En 1941, Trujillo declaró la guerra a Alemania. Fue su forma grandilocuente de solidarizarse con los norteamericanos. Se cuenta que, enterado Hitler de la bravata, se acercó a un gigantesco mapamundi que colgaba en una de las paredes de su oficina, intentando buscar la Republica Dominicana. No la pudo encontrar. Un asistente señaló una mosca posada en el mapa, y dijo: “debajo de la mosca esta la isla”. El Fürher sonrió, y continúo despachando. Esa teatral declaración de guerra fue auténtica. Lo del mapa, anecdótico.
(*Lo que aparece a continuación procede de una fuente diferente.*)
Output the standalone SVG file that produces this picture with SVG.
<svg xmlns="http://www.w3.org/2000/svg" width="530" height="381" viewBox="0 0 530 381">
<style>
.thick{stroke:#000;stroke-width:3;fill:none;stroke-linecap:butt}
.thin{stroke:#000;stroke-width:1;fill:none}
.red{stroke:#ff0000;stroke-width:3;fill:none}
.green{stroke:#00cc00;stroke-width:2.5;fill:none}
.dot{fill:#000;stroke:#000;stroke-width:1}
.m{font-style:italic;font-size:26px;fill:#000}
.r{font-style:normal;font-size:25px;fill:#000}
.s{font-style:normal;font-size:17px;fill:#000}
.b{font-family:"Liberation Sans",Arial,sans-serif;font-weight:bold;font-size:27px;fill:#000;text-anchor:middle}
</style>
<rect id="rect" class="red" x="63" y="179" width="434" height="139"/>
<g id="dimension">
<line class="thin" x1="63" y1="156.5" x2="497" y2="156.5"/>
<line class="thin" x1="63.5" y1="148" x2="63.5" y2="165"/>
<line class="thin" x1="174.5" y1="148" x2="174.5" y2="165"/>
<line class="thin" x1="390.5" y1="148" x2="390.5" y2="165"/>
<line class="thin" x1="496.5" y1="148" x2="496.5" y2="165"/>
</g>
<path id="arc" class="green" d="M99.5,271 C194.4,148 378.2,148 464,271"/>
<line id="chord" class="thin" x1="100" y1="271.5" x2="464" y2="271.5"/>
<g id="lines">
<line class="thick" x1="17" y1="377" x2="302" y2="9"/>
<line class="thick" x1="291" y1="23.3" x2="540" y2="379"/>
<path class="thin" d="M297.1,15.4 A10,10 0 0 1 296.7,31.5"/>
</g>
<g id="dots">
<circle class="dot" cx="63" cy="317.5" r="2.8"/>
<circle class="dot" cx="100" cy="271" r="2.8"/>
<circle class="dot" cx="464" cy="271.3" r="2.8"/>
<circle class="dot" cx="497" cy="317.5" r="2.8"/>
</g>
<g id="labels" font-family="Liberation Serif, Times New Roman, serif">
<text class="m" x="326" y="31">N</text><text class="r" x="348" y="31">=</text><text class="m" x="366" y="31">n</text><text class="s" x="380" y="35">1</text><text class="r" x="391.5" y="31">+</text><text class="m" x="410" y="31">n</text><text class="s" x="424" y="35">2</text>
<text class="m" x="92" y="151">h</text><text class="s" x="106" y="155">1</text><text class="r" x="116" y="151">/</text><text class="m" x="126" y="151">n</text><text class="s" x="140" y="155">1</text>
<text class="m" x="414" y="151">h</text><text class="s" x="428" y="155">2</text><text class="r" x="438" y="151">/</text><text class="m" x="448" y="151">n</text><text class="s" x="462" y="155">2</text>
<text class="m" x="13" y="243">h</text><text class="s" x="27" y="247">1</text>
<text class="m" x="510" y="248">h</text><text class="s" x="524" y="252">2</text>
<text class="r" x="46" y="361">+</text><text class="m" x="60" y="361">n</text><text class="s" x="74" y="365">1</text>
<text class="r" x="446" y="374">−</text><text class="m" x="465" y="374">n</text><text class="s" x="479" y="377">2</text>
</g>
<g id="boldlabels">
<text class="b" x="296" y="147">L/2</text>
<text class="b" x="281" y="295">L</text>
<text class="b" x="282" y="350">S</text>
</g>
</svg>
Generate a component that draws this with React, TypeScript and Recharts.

Ni el megalómano dominicano mandó tropas, ni el alto mando alemán le hizo caso.
Pero la retorcida psique del tirano ya admiraba e imitaba al genocida alemán queriendo ser como él. Comenzó a vestirse – en este clima húmedo y caliente – con un sobretodo idéntico al de Hitler, ordenando uniformarse con cascos alemanes a las tropas de la Aviación Militar Dominicana. ¡Regio episodio del patético surrealismo trujillista!
En mi juventud, conocí a un señor que, siendo enano, no quería serlo. Para su mayor tortura se llamaba Máximo. Si el sastre, al terminar de tomarle las medidas, le solicitaba una cantidad de tela igual a la que solía utilizar para confeccionar trajes de niño, Don Máximo, ofendido, iba y compraba las yardas necesarias para el traje de un hombre de buen tamaño. Su caballo era el más grande y hermoso de la comarca. Creyéndose con traje de caballero y alto en la montura, se le veía contento, satisfecho de su propio engaño.
Estos dos personajes, empeñados en aparentar lo que no eran, surgieron en mi pensamiento de forma espontánea. Fue al leer el rechazo del TC a la sentencia del CIDH, y su posterior decisión de darle una patada por el trasero al respetado organismo internacional. En un principio, no entendí la similitud, pero ahora creo haber encontrado la concordancia en tan singular asociación.
El denominador común del TC con los personajes de este artículo está en la posibilidad de que todos pudieron haber sido víctimas de fantasías de autocomplacencia. Quienes viven dentro de micro-mundos diseñados para nutrir egolatrías y compensar insatisfacciones, difícilmente toman en cuenta al resto del mundo, mucho menos se detienen a medir las consecuencias de sus actuaciones, ni el pensar de los demás. Pierden el sentido del ridículo. Elevados en una supuesta superioridad, les bastan algunos acompañantes incondicionales para creer ciegamente sus convenientes desvaríos.
Pero es curioso, los tres personajes terminaron muy mal: el “Chacal del Caribe” terminó relleno de plomos en el baúl de un automóvil; el desquiciado exterminador de judíos recurrió al suicido intentando olvidar su inaceptable derrota; don Máximo murió de Alzheimer, sin recordar si había sido gigante o enano.
¿De qué manera terminarán el pomposo y altisonante Tribunal Constitucional, y esta república donde sentencia a sus anchas?
Mientras escribo, se pasan cortes, documentos, y retenes militares por la entrepierna miles de haitianos; siguen entrando y saliendo del país como “Pedro por su casa”. Se deslizan por las fronteras con asistencia y facilidades de trabajo. Pero ésta es la hora, señores, que ni el gobierno ni el constitucional quieren darse por enterados de que están haciendo el ridículo, provocando burla e indignación de nacionales y extranjeros.